▶ _Short task_: Write every line out verbatim and omit the pictures.
<<<<
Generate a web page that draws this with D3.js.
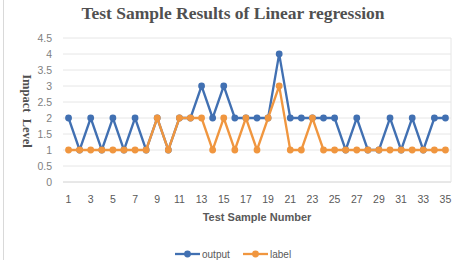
<!DOCTYPE html>
<html>
<head>
<meta charset="utf-8">
<script src="https://cdn.jsdelivr.net/npm/d3@7"></script>
<style>
  body { margin: 0; background: #fff; }
</style>
</head>
<body>
<script>
// chart values
const samples = d3.range(1, 36);
const output = [2,1,2,1,2,1,2,1,2,1,2,2,3,2,3,2,2,2,2,4,2,2,2,2,2,1,2,1,1,2,1,2,1,2,2];
const label  = [1,1,1,1,1,1,1,1,2,1,2,2,2,1,2,1,2,1,2,3,1,1,2,1,1,1,1,1,1,1,1,1,1,1,1];
const yTicks = [0,0.5,1,1.5,2,2.5,3,3.5,4,4.5];
const xTickLabels = samples.filter(d => d % 2 === 1);

const width = 463, height = 260;
const plot = {left: 63, right: 451, top: 38, bottom: 182};

const blue = "#4170b2", orange = "#f0963f";

let svg = d3.select("body").append("svg")
    .attr("width", width)
    .attr("height", height);

// outer chart frame
svg.append("rect")
    .attr("x", 3.5).attr("y", -1)
    .attr("width", width + 5).attr("height", height + 5)
    .attr("fill", "none").attr("stroke", "#d9d9d9");

let x = d3.scalePoint().domain(samples).range([plot.left, plot.right]).padding(0.5);
let y = d3.scaleLinear().domain([0, 4.5]).range([plot.bottom, plot.top]);

// gridlines
svg.append("g")
  .selectAll("line")
  .data(yTicks)
  .enter().append("line")
    .attr("x1", plot.left).attr("x2", plot.right)
    .attr("y1", d => y(d)).attr("y2", d => y(d))
    .attr("stroke", d => d === 0 ? "#d0d0d0" : "#e6e6e6")
    .attr("stroke-width", 1);

// light plot-area border on the right
svg.append("line")
    .attr("x1", plot.right).attr("x2", plot.right)
    .attr("y1", plot.top).attr("y2", plot.bottom)
    .attr("stroke", "#e6e6e6");

// y tick labels
svg.append("g")
  .selectAll("text")
  .data(yTicks)
  .enter().append("text")
    .attr("x", 52).attr("y", d => y(d))
    .attr("dy", "0.35em")
    .attr("text-anchor", "end")
    .attr("font-family", "Liberation Sans, Arial, sans-serif")
    .attr("font-size", 10.5)
    .attr("fill", "#7f7f7f")
    .text(d => d);

// x tick labels
svg.append("g")
  .selectAll("text")
  .data(xTickLabels)
  .enter().append("text")
    .attr("x", d => x(d)).attr("y", 199)
    .attr("dy", "0.35em")
    .attr("text-anchor", "middle")
    .attr("font-family", "Liberation Sans, Arial, sans-serif")
    .attr("font-size", 10.5)
    .attr("fill", "#595959")
    .text(d => d);

// series
const series = [
  {name: "output", values: output, color: blue},
  {name: "label", values: label, color: orange}
];

let line = d3.line()
    .x((d, i) => x(samples[i]))
    .y(d => y(d));

series.forEach(s => {
  let g = svg.append("g");
  g.append("path")
      .attr("d", line(s.values))
      .attr("fill", "none")
      .attr("stroke", s.color)
      .attr("stroke-width", 2.3)
      .attr("stroke-linejoin", "round");
  g.selectAll("circle")
    .data(s.values)
    .enter().append("circle")
      .attr("cx", (d, i) => x(samples[i]))
      .attr("cy", d => y(d))
      .attr("r", 3.4)
      .attr("fill", s.color);
});

// title
svg.append("text")
    .attr("x", 233).attr("y", 19)
    .attr("text-anchor", "middle")
    .attr("font-family", "Liberation Serif, Times New Roman, serif")
    .attr("font-weight", "bold")
    .attr("font-size", 17.5)
    .attr("fill", "#505050")
    .text("Test Sample Results of Linear regression");

// axis titles
svg.append("text")
    .attr("x", 257).attr("y", 217)
    .attr("dy", "0.35em")
    .attr("text-anchor", "middle")
    .attr("font-family", "Liberation Sans, Arial, sans-serif")
    .attr("font-weight", "bold")
    .attr("font-size", 11)
    .attr("fill", "#595959")
    .text("Test Sample Number");

svg.append("text")
    .attr("transform", "translate(23,111) rotate(90)")
    .attr("text-anchor", "middle")
    .attr("font-family", "Liberation Serif, Times New Roman, serif")
    .attr("font-weight", "bold")
    .attr("font-size", 12.5)
    .attr("fill", "#505050")
    .style("white-space", "pre")
    .text("Impact  Level");

// legend
let legend = svg.append("g")
  .selectAll("g")
  .data(series)
  .enter().append("g")
    .attr("transform", (d, i) => "translate(" + (175 + i * 68) + ",254)");

legend.append("line")
    .attr("x1", 0).attr("x2", 25)
    .attr("stroke", d => d.color)
    .attr("stroke-width", 2.3);
legend.append("circle")
    .attr("cx", 12.5).attr("r", 3.4)
    .attr("fill", d => d.color);
legend.append("text")
    .attr("x", 27).attr("dy", "0.35em")
    .attr("font-family", "Liberation Sans, Arial, sans-serif")
    .attr("font-size", 10)
    .attr("fill", "#595959")
    .text(d => d.name);
</script>
</body>
</html>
>>>>
▶ _Task answer_:
Generate a web page that draws this with D3.js.
<!DOCTYPE html>
<html>
<head>
<meta charset="utf-8">
<script src="https://cdn.jsdelivr.net/npm/d3@7"></script>
<style>
  body { margin: 0; background: #fff; }
</style>
</head>
<body>
<script>
// chart values
const samples = d3.range(1, 36);
const output = [2,1,2,1,2,1,2,1,2,1,2,2,3,2,3,2,2,2,2,4,2,2,2,2,2,1,2,1,1,2,1,2,1,2,2];
const label  = [1,1,1,1,1,1,1,1,2,1,2,2,2,1,2,1,2,1,2,3,1,1,2,1,1,1,1,1,1,1,1,1,1,1,1];
const yTicks = [0,0.5,1,1.5,2,2.5,3,3.5,4,4.5];
const xTickLabels = samples.filter(d => d % 2 === 1);

const width = 463, height = 260;
const plot = {left: 63, right: 451, top: 38, bottom: 182};

const blue = "#4170b2", orange = "#f0963f";

let svg = d3.select("body").append("svg")
    .attr("width", width)
    .attr("height", height);

// outer chart frame
svg.append("rect")
    .attr("x", 3.5).attr("y", -1)
    .attr("width", width + 5).attr("height", height + 5)
    .attr("fill", "none").attr("stroke", "#d9d9d9");

let x = d3.scalePoint().domain(samples).range([plot.left, plot.right]).padding(0.5);
let y = d3.scaleLinear().domain([0, 4.5]).range([plot.bottom, plot.top]);

// gridlines
svg.append("g")
  .selectAll("line")
  .data(yTicks)
  .enter().append("line")
    .attr("x1", plot.left).attr("x2", plot.right)
    .attr("y1", d => y(d)).attr("y2", d => y(d))
    .attr("stroke", d => d === 0 ? "#d0d0d0" : "#e6e6e6")
    .attr("stroke-width", 1);

// light plot-area border on the right
svg.append("line")
    .attr("x1", plot.right).attr("x2", plot.right)
    .attr("y1", plot.top).attr("y2", plot.bottom)
    .attr("stroke", "#e6e6e6");

// y tick labels
svg.append("g")
  .selectAll("text")
  .data(yTicks)
  .enter().append("text")
    .attr("x", 52).attr("y", d => y(d))
    .attr("dy", "0.35em")
    .attr("text-anchor", "end")
    .attr("font-family", "Liberation Sans, Arial, sans-serif")
    .attr("font-size", 10.5)
    .attr("fill", "#7f7f7f")
    .text(d => d);

// x tick labels
svg.append("g")
  .selectAll("text")
  .data(xTickLabels)
  .enter().append("text")
    .attr("x", d => x(d)).attr("y", 199)
    .attr("dy", "0.35em")
    .attr("text-anchor", "middle")
    .attr("font-family", "Liberation Sans, Arial, sans-serif")
    .attr("font-size", 10.5)
    .attr("fill", "#595959")
    .text(d => d);

// series
const series = [
  {name: "output", values: output, color: blue},
  {name: "label", values: label, color: orange}
];

let line = d3.line()
    .x((d, i) => x(samples[i]))
    .y(d => y(d));

series.forEach(s => {
  let g = svg.append("g");
  g.append("path")
      .attr("d", line(s.values))
      .attr("fill", "none")
      .attr("stroke", s.color)
      .attr("stroke-width", 2.3)
      .attr("stroke-linejoin", "round");
  g.selectAll("circle")
    .data(s.values)
    .enter().append("circle")
      .attr("cx", (d, i) => x(samples[i]))
      .attr("cy", d => y(d))
      .attr("r", 3.4)
      .attr("fill", s.color);
});

// title
svg.append("text")
    .attr("x", 233).attr("y", 19)
    .attr("text-anchor", "middle")
    .attr("font-family", "Liberation Serif, Times New Roman, serif")
    .attr("font-weight", "bold")
    .attr("font-size", 17.5)
    .attr("fill", "#505050")
    .text("Test Sample Results of Linear regression");

// axis titles
svg.append("text")
    .attr("x", 257).attr("y", 217)
    .attr("dy", "0.35em")
    .attr("text-anchor", "middle")
    .attr("font-family", "Liberation Sans, Arial, sans-serif")
    .attr("font-weight", "bold")
    .attr("font-size", 11)
    .attr("fill", "#595959")
    .text("Test Sample Number");

svg.append("text")
    .attr("transform", "translate(23,111) rotate(90)")
    .attr("text-anchor", "middle")
    .attr("font-family", "Liberation Serif, Times New Roman, serif")
    .attr("font-weight", "bold")
    .attr("font-size", 12.5)
    .attr("fill", "#505050")
    .style("white-space", "pre")
    .text("Impact  Level");

// legend
let legend = svg.append("g")
  .selectAll("g")
  .data(series)
  .enter().append("g")
    .attr("transform", (d, i) => "translate(" + (175 + i * 68) + ",254)");

legend.append("line")
    .attr("x1", 0).attr("x2", 25)
    .attr("stroke", d => d.color)
    .attr("stroke-width", 2.3);
legend.append("circle")
    .attr("cx", 12.5).attr("r", 3.4)
    .attr("fill", d => d.color);
legend.append("text")
    .attr("x", 27).attr("dy", "0.35em")
    .attr("font-family", "Liberation Sans, Arial, sans-serif")
    .attr("font-size", 10)
    .attr("fill", "#595959")
    .text(d => d.name);
</script>
</body>
</html>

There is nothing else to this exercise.